On the subject of their own country, Romanians, generally speaking, are like a depressed person whom you think is awesome and fun and cool and pretty/handsome and a good friend and you like them a lot and you want to cheer them up and remind them of the good things in life and they just sigh and pull a long face and go “Well I don’t even know why I even get out of bed in the morning” and you remind them of all the good times you had and the laughs you’ve shared and they just sigh even louder and go, “Yeah I GUESS so,” and just refuse to cheer up matter what.
So there goes my “target audience” LOL down the drain. So what am I left with?
Well I’m going to continue to be chipper and upbeat and share with you (in English) all my adventures in this crazy country and if Romanians don’t like it, TOO BAD SO SAD. Hopefully even if you’ve never been here or know nothing about it you’ll find my anecdotes amusing and come back for more. That’s the plan, eh? Lure ’em in with wild stories of candy and strippers and drunken adventures and then sneak in a little grammar and some food recipes and yes, even a cat picture or two whenever I can figure out how to transfer photos to my computer LOL.
So, here we are. And maybe, who knows, you’ll be here one day as well. Every year I always get surprised when I hear/see tourists walking around, including yes American ones, and my eyes bug out and I think to myself, “What’s the matter? France and England or Italy too boring for you, so you had to come here?” and then (sometimes) I talk to them and they relate their many fine adventures and experiences they’ve had here and I am once again reminded that hey, I do live here voluntarily (duh – I’m not too quick on the uptake) and I like it a lot and so I grin and many smiles are exchanged and I do my little bit as the English-speaking Ambassador for Romania and give directions and useful tips and advice and they go home and regale their loved ones and friends and family with photos and highlights and the good wine they bought and so on and so forth.

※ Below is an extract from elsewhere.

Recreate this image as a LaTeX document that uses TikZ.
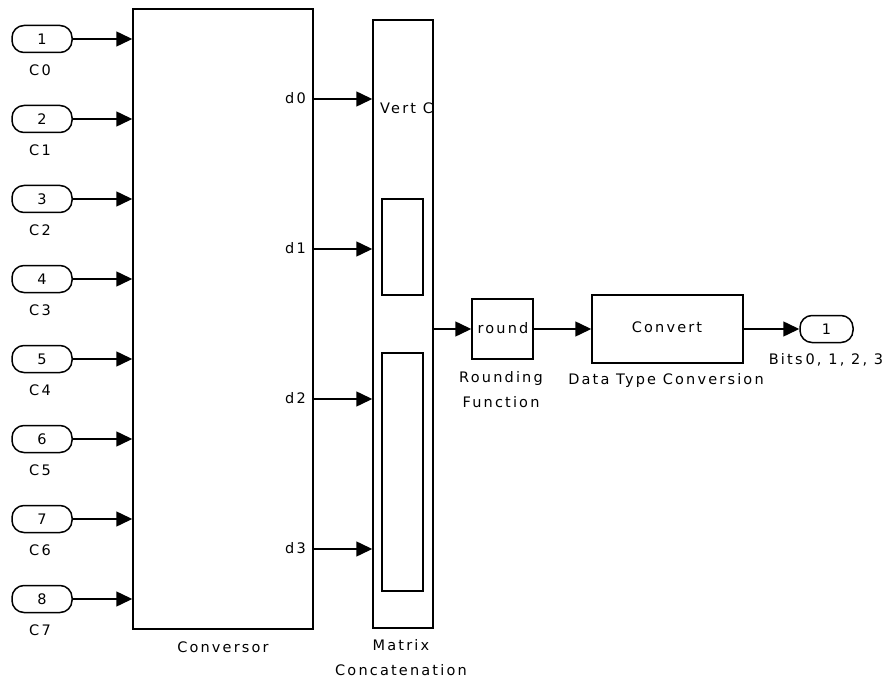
\documentclass[tikz,border=0pt]{standalone}
\usepackage{fontspec}
\setmainfont{DejaVu Sans}[LetterSpace=15]
\usetikzlibrary{arrows.meta}
\begin{document}
\begin{tikzpicture}[x=1pt,y=-1pt,
  font=\fontsize{14.5}{25}\selectfont,
  blk/.style={draw, line width=1.5pt, inner sep=0pt},
  pill/.style={draw, line width=1.5pt, rounded corners=12pt, minimum width=60pt, minimum height=27pt, inner sep=0pt},
  wire/.style={line width=1.5pt, -{Triangle[length=16pt,width=15pt]}},
  lbl/.style={inner sep=0pt}]
\useasboundingbox (0,0) rectangle (889,679);
% Conversor
\node[blk, minimum width=180pt, minimum height=620pt] (conv) at (223,319) {};
\node[lbl] (convlbl) at (223,647) {Conversor};
% inports
\foreach \i/\c in {1/0,2/1,3/2,4/3,5/4,6/5,7/6,8/7}{
  \node[pill] (in\i) at (42,{39+80*(\i-1)}) {\i};
  \node[lbl] (inl\i) at (40,{70+80*(\i-1)}) {C\c};
  \draw[wire] (in\i.east) -- (in\i.east -| conv.west);
}
% Matrix concatenation
\node[blk, minimum width=60pt, minimum height=608pt] (cat) at (403,324) {};
\node[blk, minimum width=41pt, minimum height=96pt] (catin1) at (402.5,247) {};
\node[blk, minimum width=41pt, minimum height=238pt] (catin2) at (402.5,472) {};
\node[lbl, anchor=west] (vert) at (380,108) {Vert C};
\node[lbl, align=center] (catlbl) at (401,658) {Matrix\\Concatenation};
% outputs d0..d3
\foreach \k/\yy in {0/99,1/249,2/399,3/549}{
  \path (conv.east |- 0,\yy) coordinate (o\k);
  \node[lbl, anchor=east] (dl\k) at (306,{\yy-1}) {d\k};
  \draw[wire] (o\k) -- (o\k -| cat.west);
}
% round
\node[blk, minimum width=61pt, minimum height=60pt] (rnd) at (502.5,329) {};
\node[lbl] (rndtxt) at (503,328) {round};
\node[lbl, align=center] (rndlbl) at (501,390) {Rounding\\Function};
% convert
\node[blk, minimum width=151pt, minimum height=68pt] (cvt) at (667.5,329) {};
\node[lbl] (cvttxt) at (667,327) {Convert};
\node[lbl] (cvtlbl) at (666,380) {Data Type Conversion};
% outport
\node[pill, minimum width=53pt] (out) at (826.5,329) {1};
\node[lbl] (outlbl) at (826,360) {Bits\hspace{3pt}0, 1, 2, 3};
% wires
\draw[wire] (cat.east |- rnd.west) -- (rnd.west);
\draw[wire] (rnd.east) -- (cvt.west);
\draw[wire] (cvt.east) -- (out.west);
\end{tikzpicture}
\end{document}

And then of course one day they mention to an actual, you know, Romanian person about how highly they think of their (the Romanian’s) culture and beautiful nature and food and wine and music and the Romanian smiles politely and then backs away carefully like you do with a potentially rabid dog and then wonders once again why foreigners are so blind and crazy to think that anything Romanian is good at all because it’s so obviously a pestilential dump full of obnoxious, ignorant peasants and staggering idiocy, except for them and a few of their friends and family, of course ;)
SOUND LIKE A PLAN? I’M GOING FOR IT!